Specifically, the government alleged that for customs valuation purposes, falsified invoices were created and submitted to U.S. Customs and Border Protection (CBP) containing false, lower values for the goods ADCO was receiving from China.  It contended that a second set of correct invoices—invoices that were not submitted to CBP—were then used to ensure that ADCO paid its Chinese suppliers for the actual value of the goods.  The government further alleged that this false invoicing practice resulted in the undervaluation of goods upon entry into the United States, which resulted in the loss of revenue in the form of customs duties and other fees.

“Customs laws are an important component of national security and, among other things, protect the public and American businesses from unfair competition,” said U.S. Attorney Leigha Simonton.  “This office will continue to aggressively investigate and hold accountable anyone it believes has tried to cheat the government and the public at large through the manipulation of customs duties.”

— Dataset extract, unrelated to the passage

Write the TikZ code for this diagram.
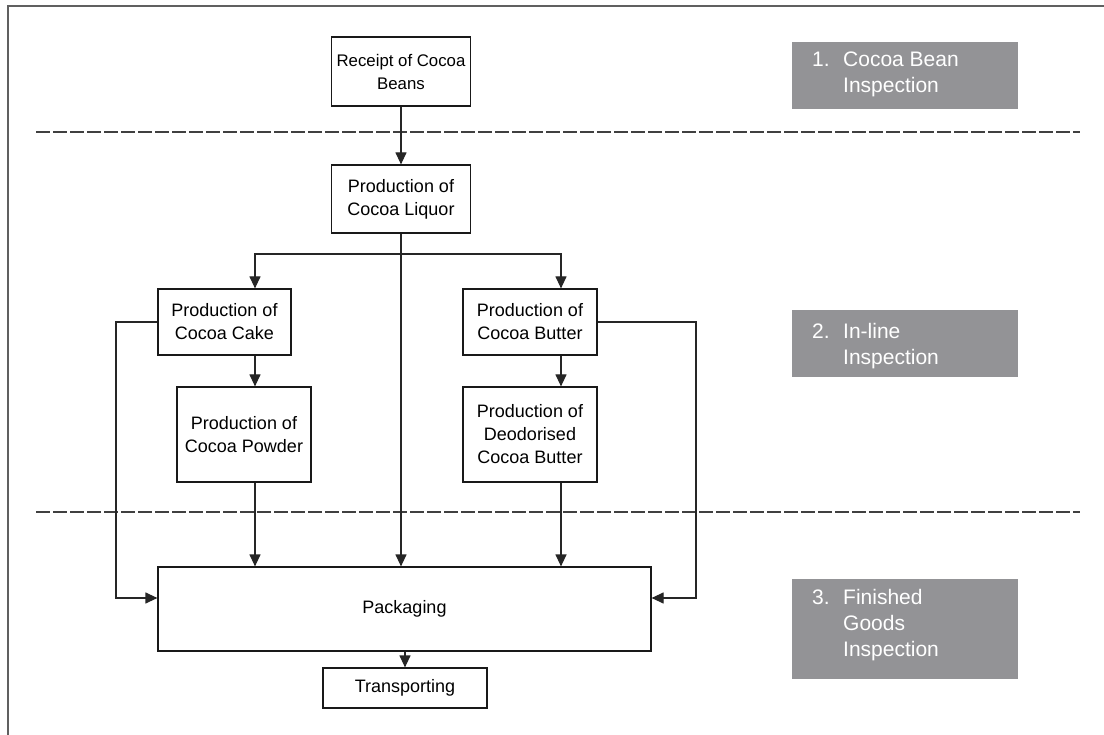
\documentclass[tikz,border=0pt]{standalone}
\usepackage{fontspec}
\setmainfont{Liberation Sans}
\usetikzlibrary{arrows.meta}
\definecolor{inspgray}{HTML}{939396}
\definecolor{framegray}{HTML}{606060}
\begin{document}
\begin{tikzpicture}[x=1pt,y=-1pt,
  box/.style={draw=black!90, line width=1.2pt, inner sep=0pt, align=center,
    font=\fontsize{18}{23}\selectfont},
  arr/.style={line width=1.2pt, draw=black!85, -{Triangle[length=12pt,width=11pt]}},
  grayrect/.style={fill=inspgray, draw=none, inner sep=0pt},
  graytext/.style={text=white, inner sep=0pt, align=left, anchor=north west,
    font=\fontsize{21}{26}\selectfont},
  sep/.style={line width=1.2pt, draw=black!75, dash pattern=on 14pt off 3pt}]
\useasboundingbox (0,0) rectangle (1104,735);
\fill[white] (0,0) rectangle (1104,735);
% frame
\draw[line width=2pt, framegray] (8,735) -- (8,6) -- (1104,6);
% separators
\draw[sep] (36,132) -- (1080,132);
\draw[sep] (36,512) -- (1080,512);
% process boxes
\node[box, minimum width=139pt, minimum height=69pt, font=\fontsize{16.8}{23}\selectfont] (rec) at (401,71.5) {Receipt of Cocoa\\Beans};
\node[box, minimum width=139pt, minimum height=68pt] (liq) at (401,199) {Production of\\Cocoa Liquor};
\node[box, minimum width=133pt, minimum height=66pt] (cake) at (224.5,322) {Production of\\Cocoa Cake};
\node[box, minimum width=134pt, minimum height=66pt] (but) at (530,322) {Production of\\Cocoa Butter};
\node[box, minimum width=134pt, minimum height=95pt] (pow) at (244,434.5) {Production of\\Cocoa Powder};
\node[box, minimum width=134pt, minimum height=95pt] (deo) at (530,434.5) {Production of\\Deodorised\\Cocoa Butter};
\node[box, minimum width=493pt, minimum height=84pt] (pack) at (404.5,609) {Packaging};
\node[box, minimum width=164pt, minimum height=40pt] (trans) at (405,688) {Transporting};
% inspection labels
\node[grayrect, minimum width=226pt, minimum height=67pt] (g1) at (905,75.5) {};
\node[graytext] (g1t) at (812,52) {\makebox[31pt][l]{1.}Cocoa Bean\\\hspace*{31pt}Inspection};
\node[grayrect, minimum width=226pt, minimum height=67pt] (g2) at (905,343.5) {};
\node[graytext] (g2t) at (812,323) {\makebox[31pt][l]{2.}In-line\\\hspace*{31pt}Inspection};
\node[grayrect, minimum width=226pt, minimum height=100pt] (g3) at (905,629) {};
\node[graytext] (g3t) at (812,589) {\makebox[31pt][l]{3.}Finished\\\hspace*{31pt}Goods\\\hspace*{31pt}Inspection};
% connector helper coordinates
\coordinate (br) at (401,254);
\coordinate (cx) at (255,0);
\coordinate (bx) at (561,0);
\coordinate (lx) at (116,598);
\coordinate (rx) at (696,598);
% connectors
\draw[arr] (rec.south) -- (liq.north);
\draw[arr] (liq.south) -- (liq.south |- pack.north);
\draw[arr] (br) -| (cx |- cake.north);
\draw[arr] (br) -| (bx |- but.north);
\draw[arr] (cx |- cake.south) -- (cx |- pow.north);
\draw[arr] (bx |- but.south) -- (bx |- deo.north);
\draw[arr] (cx |- pow.south) -- (cx |- pack.north);
\draw[arr] (bx |- deo.south) -- (bx |- pack.north);
\draw[arr] (cake.west) -| (lx) -- (pack.west |- lx);
\draw[arr] (but.east) -| (rx) -- (pack.east |- rx);
\draw[arr] (pack.south -| trans.north) -- (trans.north);
\end{tikzpicture}
\end{document}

“CBP’s Consumer Products and Mass Merchandising Center of Excellence and Expertise worked in collaboration with the U.S. Attorney’s Office to identify and review over 1,000 import entry lines entered by ADCO, as relevant to the underreporting allegations,” said Director Gregory Alvarez of the CBP Atlanta Field Office.  “CBP is proud of the investigative work done by its experienced Import Specialists on the case and will continue to work collaboratively with inter-agency stakeholders to safeguard our nation’s economic security.”

The settlement resolved a lawsuit filed under the qui tam or whistleblower provision of the FCA, which permits private parties to file suit on behalf of the United States for false claims and share in a portion of the government’s recovery.  The qui tam lawsuit is captioned United States ex rel. Reznicek et al. v. Dallco Marketing, Inc. et al., No. 3:22-CV-332-L (N.D. Tex.).  The relators (whistleblowers), Donald Reznicek and Collen McFarland, will receive a $500,000 share as part of the settlement.

The matter was handled by Assistant United States Attorneys William Admussen and Brian Stoltz.  The civil claims settled by the settlement agreement are allegations only; there has been no determination of civil liability.